Sharpening for task.
Then once you know what that "sharp" is, find other methods with that "sharp" and get a "control" or "base".
i.e. Sharpen , shave arm, and see how that edge does with fingernail, or matchstick, toothpick, tomato, grape, drinking straw, plastic disposable ink pen...or pull a hair from your head (or use a dawg hair from the chair) and whittle it.
True.
Second wife was using a carton cutter, and the single edge razor blade was "used" and not cutting well.
I happen to walk in, and used my Boker 240, with rosewood handle, and carbon steel blade, to cut what she needed cutting.
"Babe, that sucker is sharp!" she said.
She knew I kept a sharp knife, and she knew how to freehand sharpen, still it surprised her.
I grinned, as I had just stropped that knife on my belt, just earlier. I suggested she whittle a dawg hair...
She snagged a dawg hair, and caught the sunlight just right, and my pocketknife whittled that dawg hair.

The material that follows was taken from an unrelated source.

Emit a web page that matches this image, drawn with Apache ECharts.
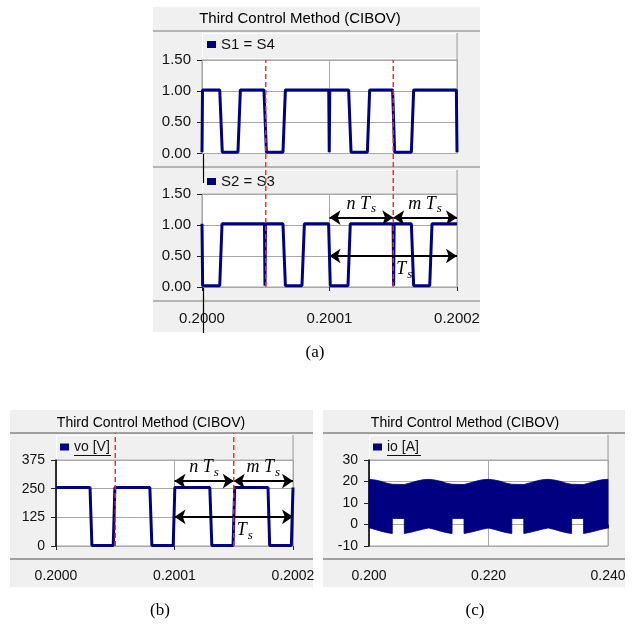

She had always just checked her sharpening on a matchstick, or tomato, or grape.
4 pound test fishing line, is easier to hold onto and see, so there is another way to test.
2 pound works, just most folks find the 4 pound is easier to use.
That said...
You may not need a knife "shaving hair sharp" for some tasks.
i.e. cutting rope.
Convex edge using emery paper on a magazine, or mousepad and say 180 -200 grit. Coarse side of a Norton stone, or coarse Eze-Lap diamond.
Sometimes coarse "toothy" has its place. While it won't shave arm hair, it will cut for tasks.